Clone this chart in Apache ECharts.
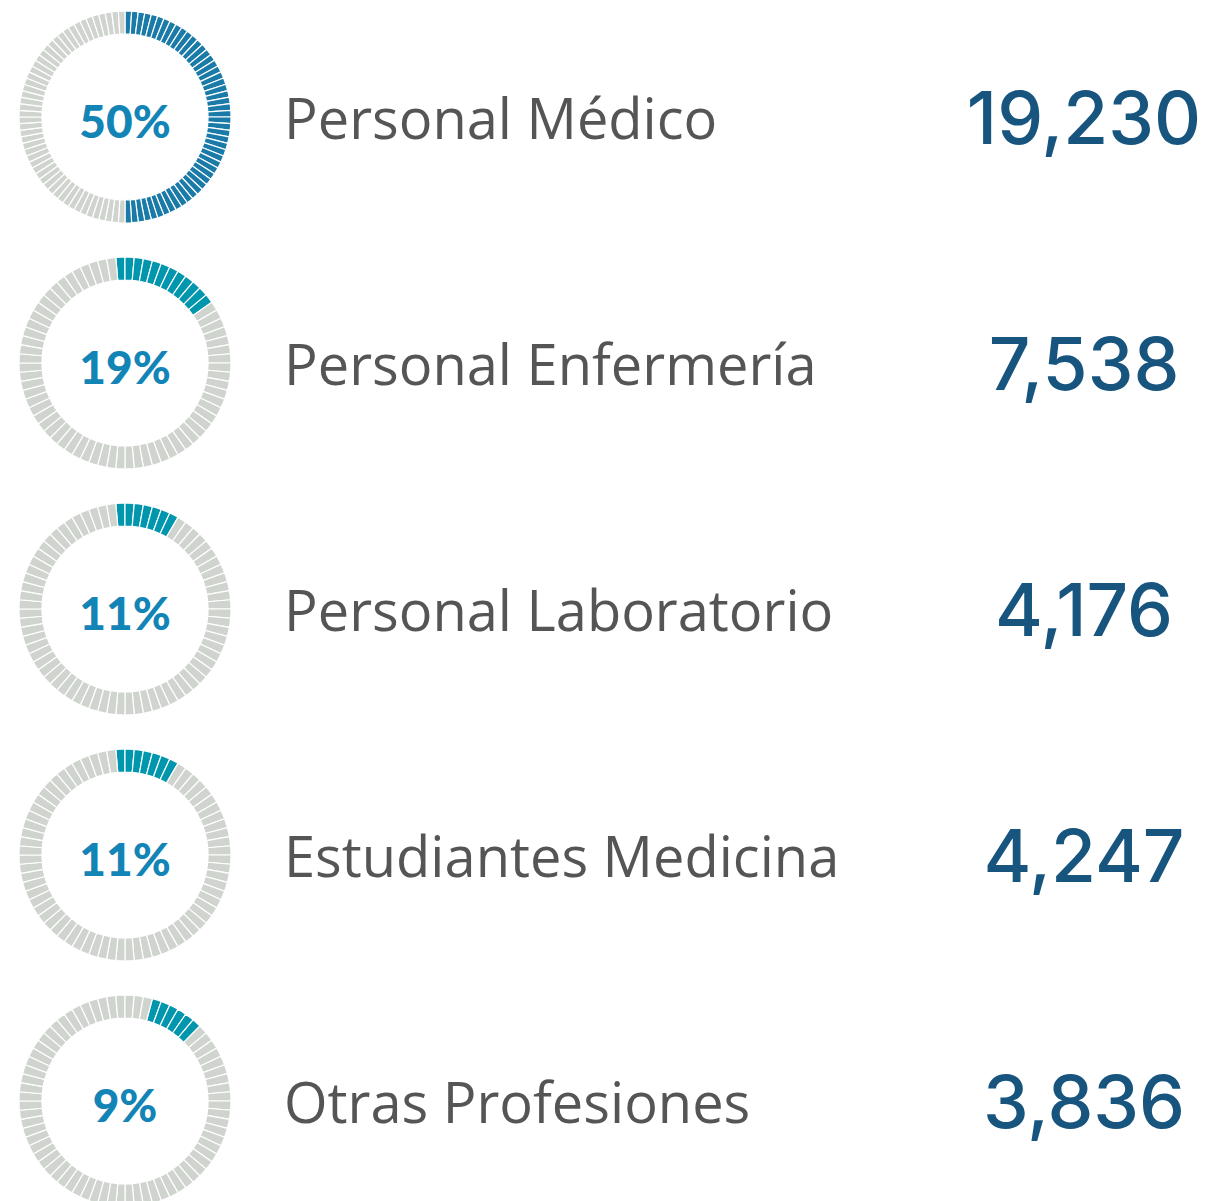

---

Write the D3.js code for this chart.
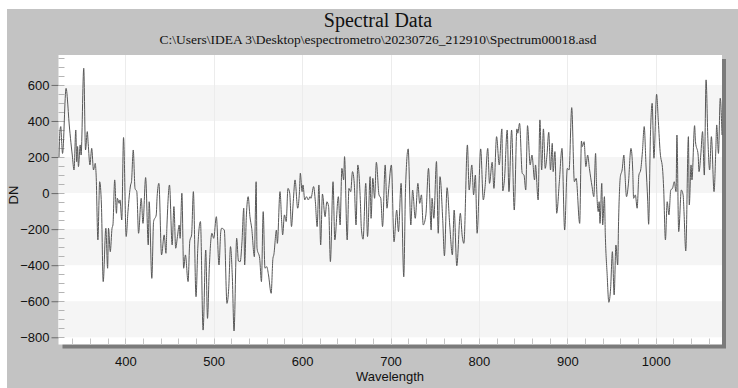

---

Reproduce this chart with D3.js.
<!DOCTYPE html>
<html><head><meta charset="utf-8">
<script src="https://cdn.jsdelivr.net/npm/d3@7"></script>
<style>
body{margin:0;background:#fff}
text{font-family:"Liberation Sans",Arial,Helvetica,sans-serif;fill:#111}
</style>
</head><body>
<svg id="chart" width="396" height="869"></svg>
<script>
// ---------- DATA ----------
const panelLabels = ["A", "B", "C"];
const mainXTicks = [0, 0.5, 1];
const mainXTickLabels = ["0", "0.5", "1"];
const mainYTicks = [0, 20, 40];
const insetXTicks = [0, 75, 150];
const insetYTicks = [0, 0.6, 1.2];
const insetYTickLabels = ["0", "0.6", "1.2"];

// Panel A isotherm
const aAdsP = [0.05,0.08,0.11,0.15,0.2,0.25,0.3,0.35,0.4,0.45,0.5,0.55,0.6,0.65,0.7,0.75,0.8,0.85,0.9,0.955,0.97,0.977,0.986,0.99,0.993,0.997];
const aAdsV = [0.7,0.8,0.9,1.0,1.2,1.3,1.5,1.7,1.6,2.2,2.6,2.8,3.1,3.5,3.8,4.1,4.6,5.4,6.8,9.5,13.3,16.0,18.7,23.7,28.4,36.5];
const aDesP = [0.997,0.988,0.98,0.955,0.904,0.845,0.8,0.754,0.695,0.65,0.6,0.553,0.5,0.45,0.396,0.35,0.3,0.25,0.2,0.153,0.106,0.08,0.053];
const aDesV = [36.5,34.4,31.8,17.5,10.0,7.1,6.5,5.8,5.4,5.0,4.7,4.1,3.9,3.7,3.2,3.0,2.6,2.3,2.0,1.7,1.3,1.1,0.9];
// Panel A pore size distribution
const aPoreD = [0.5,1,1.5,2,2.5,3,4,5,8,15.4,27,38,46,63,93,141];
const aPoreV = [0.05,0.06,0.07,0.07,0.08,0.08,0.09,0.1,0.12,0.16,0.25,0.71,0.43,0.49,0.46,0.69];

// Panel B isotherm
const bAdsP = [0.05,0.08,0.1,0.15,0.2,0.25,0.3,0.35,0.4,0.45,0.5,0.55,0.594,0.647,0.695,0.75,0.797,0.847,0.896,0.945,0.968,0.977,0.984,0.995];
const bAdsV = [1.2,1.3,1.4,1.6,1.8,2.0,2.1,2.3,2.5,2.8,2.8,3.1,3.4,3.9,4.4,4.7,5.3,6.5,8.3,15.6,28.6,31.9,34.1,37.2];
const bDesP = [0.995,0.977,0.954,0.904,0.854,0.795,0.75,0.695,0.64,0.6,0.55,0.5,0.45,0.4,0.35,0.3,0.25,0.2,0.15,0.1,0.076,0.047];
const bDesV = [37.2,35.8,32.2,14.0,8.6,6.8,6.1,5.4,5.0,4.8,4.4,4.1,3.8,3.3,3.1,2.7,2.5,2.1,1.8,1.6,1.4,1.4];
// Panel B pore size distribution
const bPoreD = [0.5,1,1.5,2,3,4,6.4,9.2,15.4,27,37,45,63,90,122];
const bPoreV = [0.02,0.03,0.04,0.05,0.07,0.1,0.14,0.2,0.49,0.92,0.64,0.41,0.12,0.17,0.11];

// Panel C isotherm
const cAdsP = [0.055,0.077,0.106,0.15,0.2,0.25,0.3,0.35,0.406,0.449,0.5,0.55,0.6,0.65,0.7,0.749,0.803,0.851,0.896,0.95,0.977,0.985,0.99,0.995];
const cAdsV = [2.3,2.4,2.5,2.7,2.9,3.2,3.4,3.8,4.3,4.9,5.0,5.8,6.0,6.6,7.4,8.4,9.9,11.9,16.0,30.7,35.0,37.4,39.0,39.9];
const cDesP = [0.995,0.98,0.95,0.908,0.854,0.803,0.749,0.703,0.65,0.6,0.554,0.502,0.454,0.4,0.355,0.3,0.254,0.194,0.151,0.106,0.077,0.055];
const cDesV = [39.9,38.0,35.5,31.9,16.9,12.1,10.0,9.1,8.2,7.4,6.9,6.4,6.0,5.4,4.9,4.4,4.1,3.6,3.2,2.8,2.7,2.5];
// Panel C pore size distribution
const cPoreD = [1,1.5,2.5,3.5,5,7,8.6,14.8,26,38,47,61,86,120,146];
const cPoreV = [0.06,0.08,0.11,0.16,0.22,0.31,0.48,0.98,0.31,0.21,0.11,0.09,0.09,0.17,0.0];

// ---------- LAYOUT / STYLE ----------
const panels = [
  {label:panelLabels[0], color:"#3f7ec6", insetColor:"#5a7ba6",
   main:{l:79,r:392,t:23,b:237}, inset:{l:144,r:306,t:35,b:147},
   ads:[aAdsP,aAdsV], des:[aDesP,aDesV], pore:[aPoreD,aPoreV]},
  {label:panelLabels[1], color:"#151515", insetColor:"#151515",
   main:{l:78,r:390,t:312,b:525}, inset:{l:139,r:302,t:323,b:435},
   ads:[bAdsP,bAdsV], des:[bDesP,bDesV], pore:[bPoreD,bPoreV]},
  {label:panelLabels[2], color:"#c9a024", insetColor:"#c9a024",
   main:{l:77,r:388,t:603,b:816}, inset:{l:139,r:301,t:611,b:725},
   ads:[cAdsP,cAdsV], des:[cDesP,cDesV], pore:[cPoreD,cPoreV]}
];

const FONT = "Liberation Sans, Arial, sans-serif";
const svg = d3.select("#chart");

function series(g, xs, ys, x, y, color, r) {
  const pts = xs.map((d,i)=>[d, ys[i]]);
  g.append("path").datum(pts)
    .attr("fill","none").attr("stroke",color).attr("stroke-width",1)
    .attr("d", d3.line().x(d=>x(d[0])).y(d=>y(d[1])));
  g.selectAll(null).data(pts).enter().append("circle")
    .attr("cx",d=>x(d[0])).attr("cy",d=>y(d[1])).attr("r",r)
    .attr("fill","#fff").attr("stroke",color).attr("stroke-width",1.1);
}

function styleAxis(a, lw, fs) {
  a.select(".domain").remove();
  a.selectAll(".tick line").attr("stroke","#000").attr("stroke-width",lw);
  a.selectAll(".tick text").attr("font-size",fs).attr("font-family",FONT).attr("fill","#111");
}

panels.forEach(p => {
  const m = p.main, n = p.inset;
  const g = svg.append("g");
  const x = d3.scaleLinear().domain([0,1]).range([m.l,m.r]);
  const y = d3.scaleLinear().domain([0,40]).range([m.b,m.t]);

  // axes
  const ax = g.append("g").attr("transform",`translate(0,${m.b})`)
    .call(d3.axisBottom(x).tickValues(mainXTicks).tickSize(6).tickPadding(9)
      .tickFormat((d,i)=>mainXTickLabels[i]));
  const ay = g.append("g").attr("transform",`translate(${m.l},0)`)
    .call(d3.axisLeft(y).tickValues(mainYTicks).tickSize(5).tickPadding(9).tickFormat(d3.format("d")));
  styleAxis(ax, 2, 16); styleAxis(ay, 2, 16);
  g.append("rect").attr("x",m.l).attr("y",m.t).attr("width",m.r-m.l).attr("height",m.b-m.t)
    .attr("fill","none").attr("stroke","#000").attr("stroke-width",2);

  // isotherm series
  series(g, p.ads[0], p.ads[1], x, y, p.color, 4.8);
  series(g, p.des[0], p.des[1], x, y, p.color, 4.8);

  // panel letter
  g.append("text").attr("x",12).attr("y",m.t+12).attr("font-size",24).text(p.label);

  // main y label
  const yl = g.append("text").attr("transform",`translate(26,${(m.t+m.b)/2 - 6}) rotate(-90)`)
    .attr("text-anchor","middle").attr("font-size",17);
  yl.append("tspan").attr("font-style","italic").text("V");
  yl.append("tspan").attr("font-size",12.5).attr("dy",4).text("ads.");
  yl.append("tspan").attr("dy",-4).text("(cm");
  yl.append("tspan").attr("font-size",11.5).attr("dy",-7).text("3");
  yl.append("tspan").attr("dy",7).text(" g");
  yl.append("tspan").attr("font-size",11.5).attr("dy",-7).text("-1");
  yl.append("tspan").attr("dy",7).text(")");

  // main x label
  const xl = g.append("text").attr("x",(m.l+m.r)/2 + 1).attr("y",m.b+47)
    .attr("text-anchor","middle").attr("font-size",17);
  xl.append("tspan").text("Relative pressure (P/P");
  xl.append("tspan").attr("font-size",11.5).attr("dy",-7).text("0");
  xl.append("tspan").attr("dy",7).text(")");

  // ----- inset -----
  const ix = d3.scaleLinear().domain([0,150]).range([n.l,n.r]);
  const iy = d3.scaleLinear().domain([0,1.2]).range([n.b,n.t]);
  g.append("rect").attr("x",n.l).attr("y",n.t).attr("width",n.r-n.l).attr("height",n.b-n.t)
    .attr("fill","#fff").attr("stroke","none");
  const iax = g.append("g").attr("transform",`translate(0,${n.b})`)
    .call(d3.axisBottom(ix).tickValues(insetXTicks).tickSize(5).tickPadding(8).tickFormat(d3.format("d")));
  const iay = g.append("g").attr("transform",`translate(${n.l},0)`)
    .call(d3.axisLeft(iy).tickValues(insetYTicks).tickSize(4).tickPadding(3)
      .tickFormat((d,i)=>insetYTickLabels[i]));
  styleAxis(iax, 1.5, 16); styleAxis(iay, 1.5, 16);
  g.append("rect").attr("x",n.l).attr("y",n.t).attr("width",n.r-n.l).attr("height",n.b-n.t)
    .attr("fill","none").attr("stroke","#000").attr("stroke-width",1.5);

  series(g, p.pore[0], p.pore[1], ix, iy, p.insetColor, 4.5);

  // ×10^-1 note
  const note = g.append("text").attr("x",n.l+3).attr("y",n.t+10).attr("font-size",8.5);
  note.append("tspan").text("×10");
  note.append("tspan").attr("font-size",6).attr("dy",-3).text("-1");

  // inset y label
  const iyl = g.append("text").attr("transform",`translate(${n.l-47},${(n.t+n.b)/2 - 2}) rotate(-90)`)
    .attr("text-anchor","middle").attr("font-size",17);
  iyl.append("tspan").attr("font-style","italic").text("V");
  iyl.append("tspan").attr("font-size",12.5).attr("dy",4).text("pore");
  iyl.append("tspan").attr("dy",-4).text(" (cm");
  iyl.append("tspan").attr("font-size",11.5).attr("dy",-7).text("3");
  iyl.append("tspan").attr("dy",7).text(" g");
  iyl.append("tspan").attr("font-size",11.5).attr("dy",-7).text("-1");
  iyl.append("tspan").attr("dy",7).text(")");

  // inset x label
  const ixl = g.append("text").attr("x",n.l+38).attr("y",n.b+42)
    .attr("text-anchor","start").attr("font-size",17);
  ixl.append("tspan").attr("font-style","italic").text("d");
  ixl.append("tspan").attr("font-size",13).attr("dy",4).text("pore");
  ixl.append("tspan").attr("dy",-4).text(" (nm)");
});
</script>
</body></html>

---

» **Directive**:
Determine the number of lines in the entries above where the string "this" appears. Answer with the number alone.

» **Exercise solution**:
3